Perspective: The end of philanthropy

Salesforce.com CEO Marc Benioff writes that corporate acts of goodwill typically occur in isolation, separate from the forces that created them, and remain the exception rather than the rule.

Marc Benioff The Change Agent
Benioff founded Salesforce.com and the Salesforce Foundation, among the first cloud-based companies and philanthropy organizations in the tech industry. He's also known for his personal philanthropy and stance on fairness and equality.
Marc Benioff
4 min read

Anti-globalists around the world are convinced that globalization is destroying the native cultures, economies and environments of the poor and underrepresented. Sadly, this view is supported by numerous examples of companies acting without a sense of corporate responsibility. In a business culture that values shareholder profit above all else, the typical global corporation is completely disenfranchised from the communities in which it operates.

It was not always this way. Local companies used to serve local communities, and the value they produced stayed in the community. As firms prospered and expanded, stakeholders throughout the community benefited. The system was hardly perfect, but it was far more equitable than in our era of global corporations.

The questions facing today's corporate leaders are not easy to answer. How can we develop a model that integrates a commitment to all our stakeholders, not solely our shareholders? How do we bridge the digital divide between the "haves" and "have-nots," those that "can" and the "can-nots"? And how can we accomplish this while preserving the concept and the economic benefits of a global corporation?

The problem is that corporate acts of goodwill typically occur in isolation, separate from the forces that created them, and are the exception rather than the rule. We must develop a new architecture for globalization--with full awareness of the constraints of the current system--that makes "doing good" an integral part of doing business and herald what some have called the end of philanthropy.

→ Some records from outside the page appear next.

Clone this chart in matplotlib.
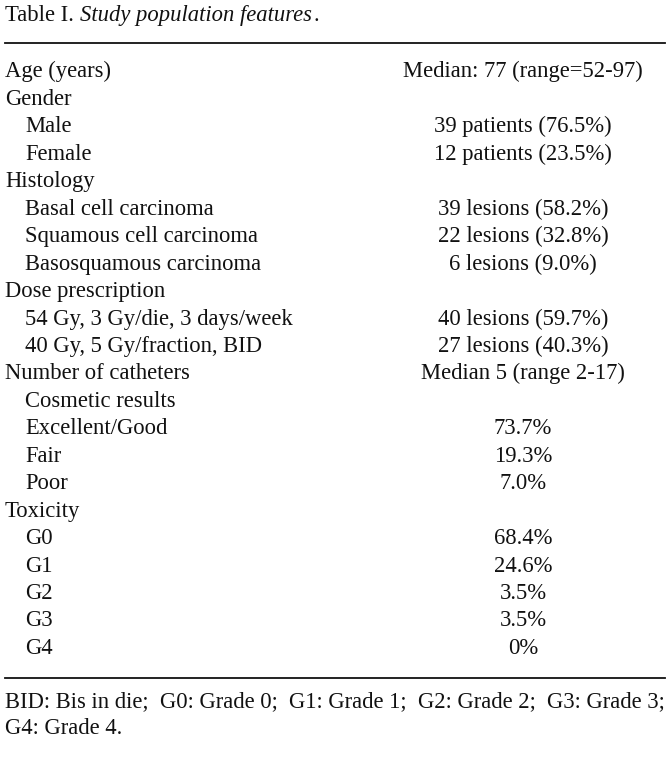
import matplotlib
matplotlib.use("Agg")
import matplotlib.pyplot as plt

# table content
labels = ["Age (years)", "Gender", "Male", "Female", "Histology",
          "Basal cell carcinoma", "Squamous cell carcinoma", "Basosquamous carcinoma",
          "Dose prescription", "54 Gy, 3 Gy/die, 3 days/week", "40 Gy, 5 Gy/fraction, BID",
          "Number of catheters", "Cosmetic results", "Excellent/Good", "Fair", "Poor",
          "Toxicity", "G0", "G1", "G2", "G3", "G4"]
values = ["Median: 77 (range=52-97)", "", "39 patients (76.5%)", "12 patients (23.5%)", "",
          "39 lesions (58.2%)", "22 lesions (32.8%)", "6 lesions (9.0%)",
          "", "40 lesions (59.7%)", "27 lesions (40.3%)",
          "Median 5 (range 2-17)", "", "73.7%", "19.3%", "7.0%",
          "", "68.4%", "24.6%", "3.5%", "3.5%", "0%"]
indented = [False, False, True, True, False, True, True, True, False, True, True,
            False, True, True, True, True, False, True, True, True, True, True]
title_plain = "Table I. "
title_italic = "Study population features"
footnote = ["BID: Bis in die; G0: Grade 0; G1: Grade 1; G2: Grade 2; G3: Grade 3;",
            "G4: Grade 4."]

W, H = 670, 764
fig = plt.figure(figsize=(W / 100, H / 100), dpi=100)
ax = fig.add_axes([0, 0, 1, 1])
ax.set_xlim(0, W)
ax.set_ylim(H, 0)
ax.axis("off")

font = "Liberation Serif"
fs = 16.3
col = "#111111"

def txt(x, y, s, **kw):
    return ax.text(x, y, s, fontsize=fs, family=font, va="baseline", color=col, **kw)

# title: plain part, italic part, then the period
fig.canvas.draw()
r = fig.canvas.get_renderer()
t = txt(5, 21, title_plain)
x = 5 + t.get_window_extent(r).width
t = txt(x, 21, title_italic, style="italic")
x += t.get_window_extent(r).width + 2.5
txt(x, 21, ".")

ax.plot([5, 665], [42.5, 42.5], color=col, lw=1.3)
ax.plot([5, 665], [677.5, 677.5], color=col, lw=1.3)

y0, dy = 77.5, 27.45
for i, (lab, val, ind) in enumerate(zip(labels, values, indented)):
    y = y0 + i * dy
    txt(25 if ind else 5, y, lab)
    if val:
        txt(523, y, val, ha="center")

# first footnote line is justified across the full width (split at the semicolons)
segs = [s + ";" for s in footnote[0].rstrip(";").split("; ")]
widths = []
for s in segs:
    tt = txt(0, 0, s)
    widths.append(tt.get_window_extent(r).width)
    tt.remove()
gap = (665 - 5 - sum(widths)) / (len(segs) - 1)
x = 5
for s, wd in zip(segs, widths):
    txt(x, 707, s)
    x += wd + gap
txt(5, 734, footnote[1])

fig.savefig("out.png", dpi=100)
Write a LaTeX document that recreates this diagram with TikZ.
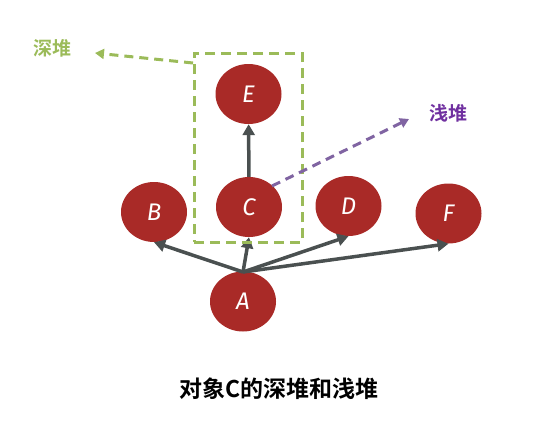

The integrated corporation
The integrated corporation not only creates value for its traditional shareholders, but just as importantly, plays a vital role in supporting local and global communities by using diverse resources unavailable to smaller, local companies. Creating value within the community is an integral piece of the socially engaged corporation's goals.

Four areas are immediately apparent: corporate value, corporate profits and products, corporate time, and government influence. Accordingly, four models have emerged:

• Place a percentage of corporate equity into a public charity.

• Return a percentage of profits to the global communities served.

• Encourage employees to dedicate a percentage of their time for community service activities.

• Use government influence to positively affect policies for global communities.

Research verifies that companies can make a major difference with relatively small investments. Alan Hassenfeld, chief executive of Hasbro, has pioneered many of the concepts of the integrated corporation with a goal to have 1 percent of corporate time dedicated to local community service. Employees have four hours of paid time-off a month to volunteer with children and simply log on to the company's Web site, where nonprofit agencies list their needs.

We must develop a new architecture for globalization--with full awareness of the constraints of the current system--that makes "doing good" an integral part of doing business.

In 1992, Timberland, one of the largest outdoor-clothing companies, created its Path of Service program through which each employee dedicates 16 hours of paid service to his or her community. This fully integrated project has resulted in more than 200,000 hours of service through more than 200 social-service agencies in communities spanning 30 states and 18 foreign countries.

Merck, one of the world's most successful pharmaceutical companies, decided several years ago to donate to African villages the drug Mectizan, used to control river blindness. Working with the World Health Organization, the World Bank, dozens of NGOs and local ministries, Merck provides a valuable resource to more than 25 million people annually.

Ben and Jerry's, the popular ice-cream maker, has taken the idea of integrated service furthest of all by fully integrating philanthropy into its products, marketing and human-resource practices. The company donates 7.5 percent of its pretax earnings and has a director of social mission development to oversee corporate grants. It also supports the Ben & Jerry's Foundation and employee community-action teams. No other company has such an explicit program for donating profits and time.

As U.N. Secretary-General Kofi Annan has said, "Those who have the power and means, governments and businesses, must show that economics, properly applied, and profits, wisely invested, can bring social benefits within reach not only for the few, but for the many and eventually for all."

While we will be able to witness the benefit of programs like these on society, we should also be conscious of the effect it will have on the companies providing the service. Employees seeking greater levels of fulfillment in their own lives will have to look no further than their workplace. As corporate leaders, we can come forward and use our leadership skills for a higher purpose: to fully integrate our global companies into the systems of which we are a part.